The Managing Director of Nilepet, Eng. Bol Ring and South Sudan’s Permanent Representative to the United Nations, Mr. Akuei Bona Malwal have also been copied o the letter.

“The Panel seeking clarification on the financial transactions that DPOC has made to the government and Nilepet. The Panel is seeking detailed responses because the Panel has received information that DPOC has not remitted the payment to the Bank of South Sudan for yearly surface rental fees,” Mr. Emilio said in the letter.

The UN Panel of experts also known as the Sanctions Committee said it wants to know whether DPOC paid surface rental fees associated with its crude oil extraction in the 2019/2020 and 2020/2021 fiscal years.

The revitalized peace agreement, and the 2012 Petroleum Revenue Management Act mandates that petroleum revenues, which include surface rental fees, shall not be paid into any account other than that managed by the Bank of South Sudan.
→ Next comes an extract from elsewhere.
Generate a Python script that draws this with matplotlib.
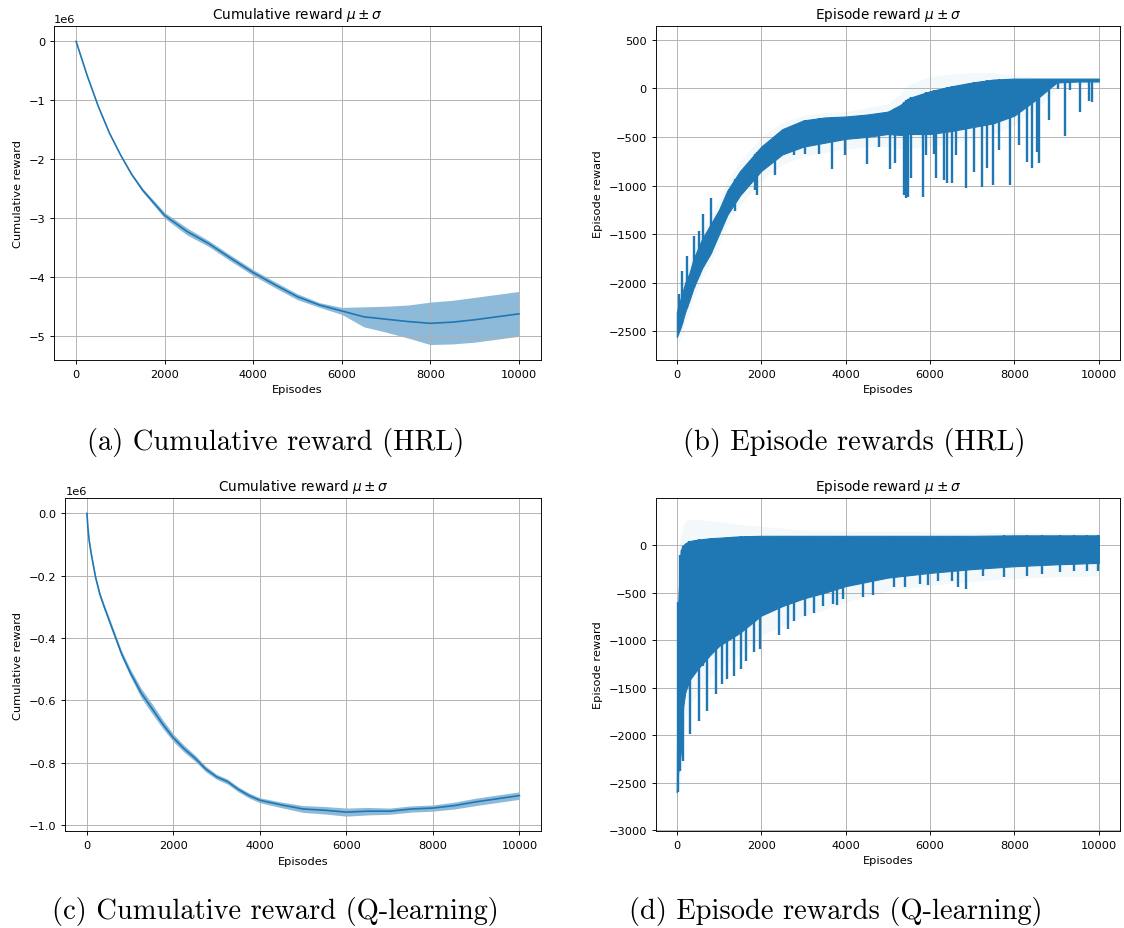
import numpy as np
import matplotlib.pyplot as plt

# ---- (a) cumulative reward, HRL (units of 1e6) ----
ep_a = [0, 250, 500, 750, 1000, 1250, 1500, 2000, 2500, 3000, 3500, 4000, 4500,
        5000, 5500, 6000, 6500, 7000, 7500, 8000, 8500, 9000, 9500, 10000]
mean_a = [0, -0.58, -1.10, -1.55, -1.92, -2.25, -2.52, -2.95, -3.22, -3.43, -3.68,
          -3.92, -4.13, -4.33, -4.47, -4.57, -4.67, -4.71, -4.75, -4.78, -4.76,
          -4.72, -4.67, -4.62]
std_a = [0, 0.005, 0.008, 0.01, 0.01, 0.02, 0.03, 0.05, 0.06, 0.05, 0.05, 0.05,
         0.05, 0.05, 0.04, 0.06, 0.17, 0.22, 0.28, 0.36, 0.37, 0.38, 0.38, 0.38]

# ---- (c) cumulative reward, Q-learning (units of 1e6) ----
ep_c = [0, 25, 50, 100, 200, 300, 400, 600, 800, 1000, 1250, 1500, 1750, 2000,
        2250, 2500, 2750, 3000, 3250, 3500, 3750, 4000, 4500, 5000, 5500, 6000,
        6500, 7000, 7500, 8000, 8500, 9000, 9500, 10000]
mean_c = [0, -0.05, -0.085, -0.13, -0.205, -0.26, -0.30, -0.375, -0.45, -0.51,
          -0.575, -0.625, -0.675, -0.72, -0.755, -0.785, -0.82, -0.845, -0.86,
          -0.885, -0.905, -0.92, -0.935, -0.948, -0.952, -0.958, -0.955, -0.955,
          -0.948, -0.945, -0.937, -0.925, -0.915, -0.905]
std_c = [0, 0.002, 0.004, 0.005, 0.006, 0.007, 0.008, 0.009, 0.01, 0.012, 0.015,
         0.016, 0.014, 0.012, 0.011, 0.01, 0.009, 0.008, 0.008, 0.008, 0.008,
         0.008, 0.009, 0.011, 0.012, 0.013, 0.012, 0.01, 0.01, 0.01, 0.011, 0.012,
         0.012, 0.012]

# ---- (b) episode reward, HRL ----
ep_b = [0, 100, 200, 300, 400, 600, 800, 1000, 1200, 1500, 2000, 2500, 3000, 3500,
        4000, 4500, 5000, 5300, 5500, 6000, 6500, 7000, 7500, 8000, 8500, 9000,
        9500, 10000]
hi_b = [-2300, -2150, -2000, -1900, -1750, -1550, -1400, -1250, -1050, -850, -600,
        -420, -330, -300, -290, -270, -240, -170, -100, -30, 20, 60, 90, 100, 100,
        100, 100, 100]
lo_b = [-2560, -2450, -2300, -2180, -2050, -1850, -1700, -1500, -1300, -1100, -850,
        -680, -600, -560, -520, -500, -470, -480, -470, -470, -440, -400, -360,
        -280, -120, 60, 70, 70]
band_hi_b = [-2200, -2050, -1900, -1800, -1650, -1450, -1300, -1150, -950, -750,
             -500, -350, -280, -250, -240, -200, -160, -60, 40, 120, 150, 160, 160,
             140, 110, 105, 105, 105]
band_lo_b = [-2650, -2550, -2400, -2300, -2150, -1950, -1800, -1600, -1400, -1200,
             -950, -780, -700, -660, -630, -600, -600, -620, -620, -600, -560,
             -520, -470, -380, -220, 0, 40, 40]
spike_ep_b = [60, 120, 230, 400, 520, 620, 810]
spike_up_b = [-2120, -1880, -1720, -1520, -1470, -1290, -1130]
drop_ep_b = [1380, 1850, 1890, 2315, 2765, 3040, 3380, 3680, 3975, 4510, 4785, 5040,
             5165, 5380, 5440, 5480, 5550, 5830, 5915, 6100, 6145, 6340, 6400, 6510,
             6610, 6850, 7040, 7225, 7360, 7490, 7635, 7890, 8100, 8300, 8420, 8530,
             8570, 8810, 9040, 9190, 9320, 9550, 9760, 9830]
drop_b = [-1267, -1045, -1097, -892, -688, -671, -671, -831, -688, -783, -603, -831,
          -773, -1097, -1131, -1114, -926, -1114, -688, -671, -926, -943, -977,
          -977, -688, -1029, -858, -1012, -824, -995, -637, -995, -586, -756, -824,
          -654, -773, -330, -7, -494, -14, -245, -126, -136]

# ---- (d) episode reward, Q-learning ----
ep_d = [0, 15, 30, 60, 90, 120, 150, 200, 300, 500, 800, 1000, 1500, 2000, 2500,
        3000, 3500, 4000, 5000, 6000, 7000, 8000, 9000, 10000]
hi_d = [-2600, -1200, -650, -350, -50, -30, 0, 20, 45, 60, 75, 80, 95, 100, 100,
        100, 100, 100, 100, 100, 100, 105, 105, 105]
lo_d = [-2600, -2500, -2400, -2300, -2200, -2050, -1700, -1550, -1420, -1300,
        -1150, -1060, -920, -740, -640, -560, -500, -430, -340, -290, -250, -220,
        -200, -185]
band_hi_d = [-2400, -900, -300, 0, 100, 150, 200, 250, 270, 270, 260, 250, 220,
             200, 180, 160, 155, 150, 145, 140, 138, 135, 132, 130]
band_lo_d = [-2800, -2750, -2650, -2550, -2450, -2300, -2000, -1850, -1700, -1550,
             -1400, -1300, -1150, -950, -850, -750, -680, -600, -480, -420, -380,
             -350, -330, -320]
drop_ep_d = [35, 85, 145, 230, 300, 315, 440, 530, 610, 725, 810, 935, 1065, 1190,
             1295, 1360, 1530, 1635, 1830, 1975, 2415, 2630, 2785, 3040, 3250, 3465,
             3695, 3790, 3930, 4400, 4655, 5150, 5405, 5760, 5950, 6190, 6530, 6655,
             6840, 7250, 7760, 8290, 8650, 9080, 9420, 9720, 9975]
drop_d = [-2600, -2375, -2270, -1500, -1390, -1990, -1300, -1855, -1270, -1745,
          -1075, -1570, -1460, -1410, -935, -1375, -1300, -1215, -1128, -1092, -940,
          -880, -795, -740, -713, -636, -618, -629, -566, -548, -523, -443, -443,
          -408, -415, -372, -372, -443, -460, -320, -337, -320, -302, -285, -267,
          -267, -267]

captions = ["(a) Cumulative reward (HRL)", "(b) Episode rewards (HRL)",
            "(c) Cumulative reward (Q-learning)", "(d) Episode rewards (Q-learning)"]

W, H = 1124, 929
C0 = "#1f77b4"
plt.rcParams.update({
    "font.size": 8.2, "axes.linewidth": 0.66, "xtick.major.width": 0.66,
    "ytick.major.width": 0.66, "xtick.major.size": 2.9, "ytick.major.size": 2.9,
    "grid.linewidth": 0.66, "axes.titlesize": 9.8, "axes.labelsize": 8.2,
})

fig = plt.figure(figsize=(W / 100, H / 100), dpi=100)


def px_axes(x0, y0, x1, y1):
    return fig.add_axes([x0 / W, 1 - y1 / H, (x1 - x0) / W, (y1 - y0) / H])


def cumulative(ax, ep, mean, std):
    ep = np.array(ep)
    m = np.array(mean) * 1e6
    s = np.array(std) * 1e6
    ax.plot(ep, m, color=C0, lw=1.2)
    ax.fill_between(ep, m - s, m + s, color=C0, alpha=0.5, lw=0)
    ax.set_title(r"Cumulative reward $\mu \pm \sigma$")
    ax.set_xlabel("Episodes")
    ax.set_ylabel("Cumulative reward")
    ax.grid(True)


def episode(ax, ep, hi, lo, band_hi, band_lo, drop_ep, drop, up_ep=None, up=None):
    ax.fill_between(ep, band_lo, band_hi, color=C0, alpha=0.05, lw=0)
    ax.fill_between(ep, lo, hi, color=C0, lw=0.8, edgecolor=C0, zorder=2)
    tops = np.interp(drop_ep, ep, hi)
    ax.vlines(drop_ep, drop, tops, color=C0, lw=1.7, zorder=2)
    if up_ep is not None:
        bots = np.interp(up_ep, ep, lo)
        ax.vlines(up_ep, bots, up, color=C0, lw=1.7, zorder=2)
    ax.set_title(r"Episode reward $\mu \pm \sigma$")
    ax.set_xlabel("Episodes")
    ax.set_ylabel("Episode reward")
    ax.set_xlim(-500, 10500)
    ax.grid(True)


ax_a = px_axes(54, 27.3, 541, 360.7)
cumulative(ax_a, ep_a, mean_a, std_a)

ax_b = px_axes(655.7, 27.3, 1120, 360.7)
episode(ax_b, ep_b, hi_b, lo_b, band_hi_b, band_lo_b, drop_ep_b, drop_b,
        spike_ep_b, spike_up_b)
ax_b.set_ylim(-2792, 638)

ax_c = px_axes(65.3, 499.3, 541, 832.3)
cumulative(ax_c, ep_c, mean_c, std_c)

ax_d = px_axes(655.7, 499.3, 1120, 831.7)
episode(ax_d, ep_d, hi_d, lo_d, band_hi_d, band_lo_d, drop_ep_d, drop_d)
ax_d.set_ylim(-3005, 495)

cap_pos = [(276, 443), (854, 443), (275, 912), (836, 912)]
for txt, (cx, cy) in zip(captions, cap_pos):
    fig.text(cx / W, 1 - cy / H, txt, ha="center", va="center",
             fontsize=20.5, family="cmr10")

fig.savefig("out.png", dpi=100)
The law also requires oil revenues to be made public by contractors and sub-contractors, including DPOC.

The UN panel of experts also says it is “concerned that the public revenue Nilepet has earned from its eight percent stake in the consortium has not been transferred from DPOC accounts transparently.”

Mr. Emilio Manfredi, the Coordinator Panel of Experts on South Sudan gave the oil companies until March 1 to provide the information.

South Sudan depends on its oil revenues for foreign exchange but the sector has been implicated in the Panel’s previous reports of mismanagement.

In 2018, the United States imposed sanctions on 15 oil operators in the country, accusing them of financing the country’s civil war.

The UN Panel of Experts has the magnate of studying progress made by the South Sudan government in restoring peace and has the responsibility of recommending to the UN Security Council measures-including targeted sanctions.